Jon Markman

SuperModels8/30/2007 12:01 AM ET

Get ready for the new Cold War

As Putin sheds his shirt and talks tough, frustrated militaries (and defense contractors) on both sides seem geared up for another costly arms race. And this time, Russia has oil money to burn.

By Jon Markman

U.S. generals may have had a "don't ask, don't tell" tingle of a different sort when they saw photos of a bare-chested Russian President Vladimir Putin snapped on vacation in Siberia.

American military officials have come to believe that the ex-KGB officer's newly aggressive stance, shown even more convincingly in some steps the buff leader has taken of late, is intended to provoke the West into the sort of traditional confrontation that both sides' militaries yearn for.

The end of the Cold War in 1989 may have been great for the nerves of the citizens of the United States and Russia, after all, but it's been a hell on wheels for the warriors.

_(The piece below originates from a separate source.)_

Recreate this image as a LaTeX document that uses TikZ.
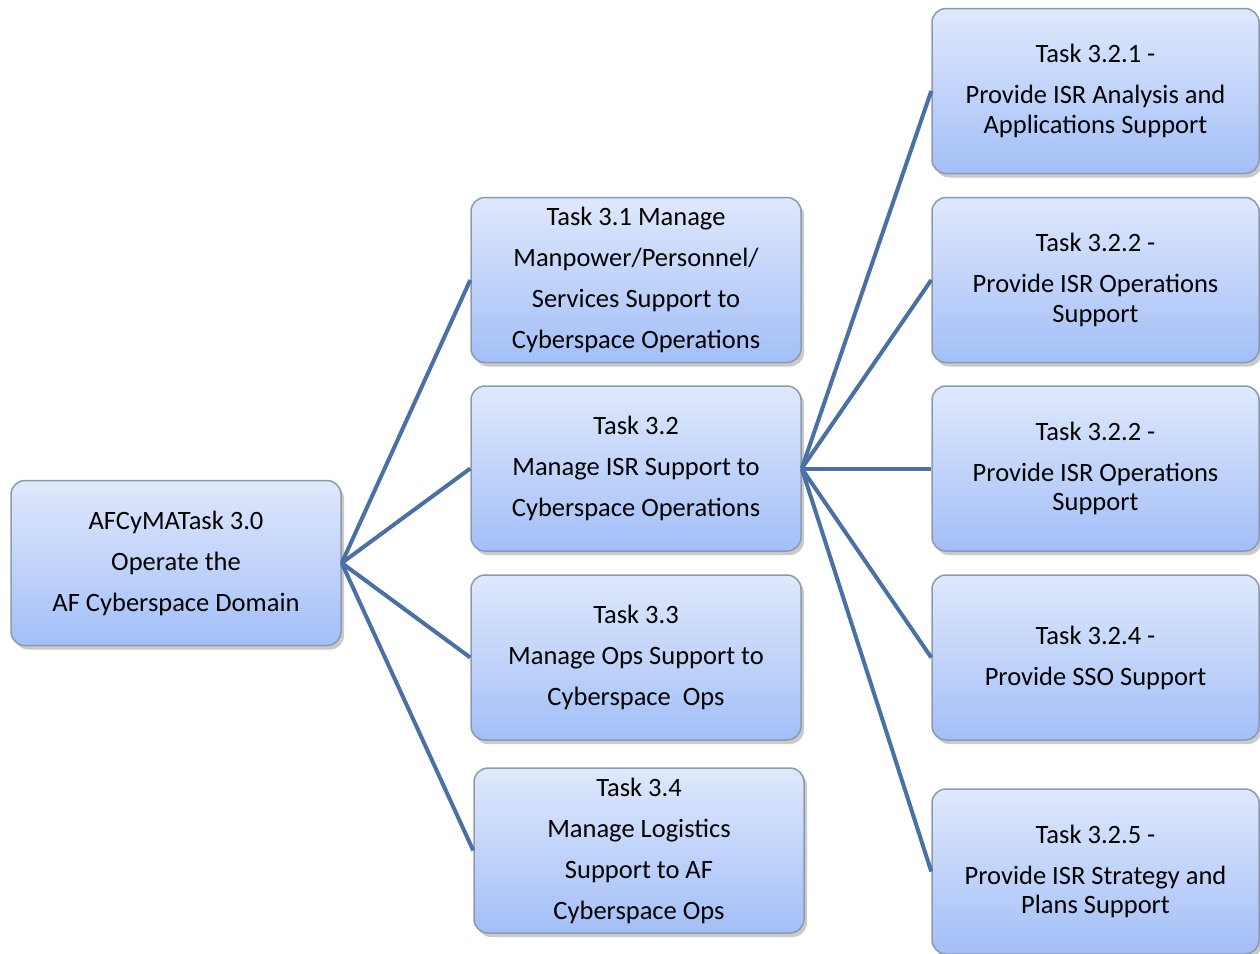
\documentclass[tikz,border=0pt]{standalone}
\usepackage{fontspec}
\setmainfont{Carlito}
\usetikzlibrary{shadows}
\definecolor{linkblue}{HTML}{4A70A6}
\definecolor{boxtop}{HTML}{DFE8FC}
\definecolor{boxbot}{HTML}{A3BFF7}
\definecolor{boxedge}{HTML}{8D99AD}
\tikzset{
  task/.style={rounded corners=14pt, draw=boxedge, line width=1.5pt,
    top color=boxtop, bottom color=boxbot,
    minimum width=330pt, minimum height=165pt, inner sep=0pt, align=center,
    font=\fontsize{26.5}{41}\selectfont,
    drop shadow={shadow xshift=3pt, shadow yshift=-4pt, opacity=0.35, fill=black!60}},
  subtask/.style={task, minimum width=327pt, font=\fontsize{26.5}{29.5}\selectfont},
  link/.style={draw=linkblue, line width=4pt}
}
\begin{document}
\begin{tikzpicture}[x=1pt, y=-1pt]
  \useasboundingbox (0,0) rectangle (1260,953);
  % root
  \node[task] (root) at (176,563) {AFCyMATask 3.0\\Operate the\\AF Cyberspace Domain};
  % second level
  \node[task] (t31) at (636,280) {Task 3.1 Manage\\Manpower/Personnel/\\Services Support to\\Cyberspace Operations};
  \node[task] (t32) at (636,468.5) {Task 3.2\\Manage ISR Support to\\Cyberspace Operations};
  \node[task] (t33) at (636,657.5) {Task 3.3\\Manage Ops Support to\\Cyberspace\ \ Ops};
  \node[task] (t34) at (639,850.5) {Task 3.4\\Manage Logistics\\Support to AF\\Cyberspace Ops};
  % third level
  \node[subtask] (t321) at (1095.5,91) {Task 3.2.1 -\\[11.5pt]Provide ISR Analysis and\\Applications Support};
  \node[subtask] (t322) at (1095.5,280) {Task 3.2.2 -\\[11.5pt]Provide ISR Operations\\Support};
  \node[subtask] (t323) at (1095.5,468.5) {Task 3.2.2 -\\[11.5pt]Provide ISR Operations\\Support};
  \node[subtask] (t324) at (1095.5,657.5) {Task 3.2.4 -\\[11.5pt]Provide SSO Support};
  \node[subtask] (t325) at (1095.5,871.5) {Task 3.2.5 -\\[11.5pt]Provide ISR Strategy and\\Plans Support};
  % connectors
  \foreach \n in {t31,t32,t33,t34}
    \draw[link] (root.east) -- (\n.west);
  \foreach \n in {t321,t322,t323,t324,t325}
    \draw[link] (t32.east) -- (\n.west);
\end{tikzpicture}
\end{document}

Russian generals have suffered repeated embarrassments in a long-running guerrilla battle with separatist groups on the country's southern fringe, while the Pentagon has been drawn into maddening, no-win battles against hit-and-run insurgencies in Iraq and Afghanistan. Morale in both formerly proud armies is at all-time lows, and patience is wearing thin.

What better tonic for military leaders on both sides -- not to mention, ahem, defense contractors -- than a massive new arms race ginned up and sold to the media? Neither side really wants bloodshed, but both are salivating at the opportunity to sell the need to prepare to their respective citizens. National-security threats are as useful for political campaigns as they are for weapons-industry investors, so it's no coincidence that both countries have major elections on tap next year.

In a moment, I will tell you about the U.S. defense contractors most likely to benefit investors in the coming arms race of the 2010s, but first let's take a quick look at how we got here.

A fossil-fueled resurgence

President Ronald Reagan is rightly credited for toppling the Soviet Union by forcing its leaders to spend a ridiculous share of their national wealth on weapons. By 1988, a year before the fall of the Berlin Wall, military spending amounted to as much as 16% of the Soviets' gross national product and was rising 5% per year, a crippling pace. After President Mikhail Gorbachev made his peace with Reagan and launched the dismantlement of the Soviet empire, arms spending plummeted -- falling by some estimates to a 10th of its former level by 1998. By the start of this decade, virtually all major weapons-system procurement inside Russia had ceased; all arms production was sold overseas.

Meanwhile, the United States briefly paused in its own arms buildup, but quickly picked up the tempo again. Federal budget documents show the United States will spend at least $650 billion on war efforts this year, a level that is something like 40% of the entire world total. By some estimates, we now spend four times the amount that Russia and China will spend on their militaries combined.

Yet there's a sense of dissatisfaction that the dollars spent on jet aircraft and nuclear subs aren't getting us very far with the hide-and-seek enemies we now face, which is why some of our generals pine for a good old-fashioned conventional conflict that would pit battalions against battalions rather than a rifle squad against a neighborhood warlord.

Up until four or five years ago, there wasn't much that Russian officials could do about the spending disparity and their own disenchantment, and embarrassed Russian army leaders simply wept in their vodka. But in 2003, energy prices began to triple amid a surge in demand from Asia and a decline in Saudi Arabian production. By the time Putin was elected to his second four-year term in 2004, Russia found its coffers overflowing with dollars and euros thanks to nature's gift of the world's largest reserves of oil and gas beneath its frozen eastern tundra. A new spending spree was on.

For a while, Russia seemed content to pursue its agenda as an energy superpower rather than in its old role as a nuclear superpower. Rather than squandering its riches solely on weapons systems, this time around its cash has fueled a broad-based manufacturing and service economy growing at up to 7% per year that supports millions of urban migrants from the mountains of the Caucasus to the steppes of Central Asia. Film, music, apparel, food, wireless communications, consumer electronics and retail have flourished in the newly decentralized economy, and opinion polls show that the swelling Russian middle class loves the country's muscular, tough-talking boss.